Selon Jean-Philippe Meloche, professeur titulaire à l’École d’urbanisme et d’architecture de paysage de l’Université de Montréal, «le principal objectif du transport en commun est de gagner de l’espace».

«Les statistiques caricaturent bien le phénomène: avant la pandémie, environ 300 000 travailleurs convergeaient tous les jours vers le centre-ville de Montréal. Parmi ceux-ci, seul un sur quatre s’y rendait en automobile, illustre le professeur. Alors quand on va au centre-ville et qu’on trouve que c’est compliqué parce qu’il y a trop de voitures, imaginons si 100% des personnes qui se rendaient sur l’île étaient venues avec la leur. Ça serait encore plus dense!»

 


 

 


 

La densité de la population est ce qui justifie le développement du réseau de transport en commun. «C’est quand on densifie beaucoup qu’il devient incontournable, parce qu’on se demande où on va mettre les voitures», explique M. Meloche.

La densité explique également pourquoi le transport en commun se déploie différemment dans les régions périphériques, malgré l’étalement urbain des dernières décennies.

«Jusqu’à une certaine époque, on pensait que l’étalement urbain vers la banlieue était un choix personnel, un mode de vie, indique M. Meloche. C’est par la suite qu’on a réalisé que les personnes qui vivent en banlieue occupent des espaces à plus faible densité, utilisent davantage leur voiture, génèrent plus de GES et se retrouvent prises dans la congestion.»

Ainsi, si la demande en service n’est pas suffisamment grande pour rentabiliser l’offre, les décideurs choisiront de ne pas y répondre.

C’est pour cette raison que le transport en commun est orienté des banlieues vers les centres urbains et qu’il existe peu de lignes intermunicipales entre les municipalités de moindre envergure.

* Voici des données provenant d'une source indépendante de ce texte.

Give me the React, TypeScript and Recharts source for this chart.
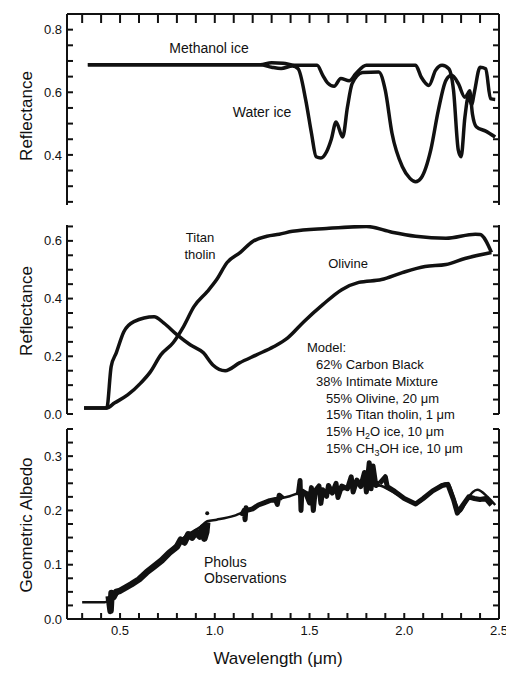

«Pour les gens en périphérie, qui vivent dans des quartiers aménagés pour l’automobile, ça n’est pas rentable ni idéal de développer des lignes d’autobus, poursuit le professeur. Ces personnes habitent tellement loin les unes des autres qu’il faudrait de très longs circuits pour remplir les autobus; ce n’est pas efficace.»

«Tout a été développé autour de l’automobile, et du jour au lendemain, on dit aux gens: vous devez prendre l’autobus.»

J’avais un objectif très clair de m’attaquer à l’auto solo et de faire croître l’utilisation du transport collectif.

— Florence Junca-Adenot

Le maire Jean Drapeau devant le plan du réseau de métro de Montréal, en 1972. Photo: Archives de la Ville de Montréal, VM94-O03-131

Quand la politique devance la planification

La construction du pont Samuel-De Champlain, pour remplacer le pont Champlain en fin de vie, a permis la naissance du REM, qui remplace aujourd’hui l’équivalent des 350 autobus qui circulaient sur son tablier en heure de pointe quotidiennement.

Il s’en est fallu de peu pour que le métro léger automatisé voie le jour, indique Florence Junca-Adenot. «Au moment de planifier la construction, le fédéral a demandé à Québec et à l’AMT ses plans, relate-t-elle. Le gouvernement a tataouiné, et à la dernière minute avec la Caisse de dépôt et placement on a décidé de faire le REM.»

L’idée d’aménager une troisième phase, vers l’ouest de l’île, plutôt que vers l’est, est une «décision purement politique. Ce qui se passe, c’est exactement comme avec le réseau routier. On construit, tout simplement, déplore-t-elle. Ça ne répond pas à une stratégie de développement, il y a eu zéro plan d’aménagement, aucune réflexion sur les futurs développements.»

Et maintenant?

D’ici 2050, la région métropolitaine comptera plus de
4,85 millions d’habitants, soit environ 650 000 personnes de plus qu’aujourd’hui. Si cette tendance se poursuit, cette croissance générera un million de déplacements supplémentaires en voiture quotidiennement.

Pour bien répondre aux besoins des citoyens en maximisant l’utilisation du transport en commun, la solution résiderait donc dans l’aménagement et la construction de plus petits centres urbains, plus denses, qui seraient reliés entre eux.

«C’est ce qu’on voit avec l’essor de Laval, qui prendra de l’ampleur dans les prochaines années, comme on l’a vu à Longueuil et à Brossard, qui jouit d’une densité impressionnante, indique Jean-Philippe Meloche. Du moment où vous avez des pôles qui se créent, les gens peuvent prendre le transport en commun pour aller au centre-ville, faire des courses et revenir.»

«Si on veut donner un boost au transport en commun, il faut travailler l’aménagement du territoire pour densifier, pour créer des secteurs multifonctionnels où les gens pourront vivre, travailler et consommer des biens et services», conclut Florence Junca-Adenot.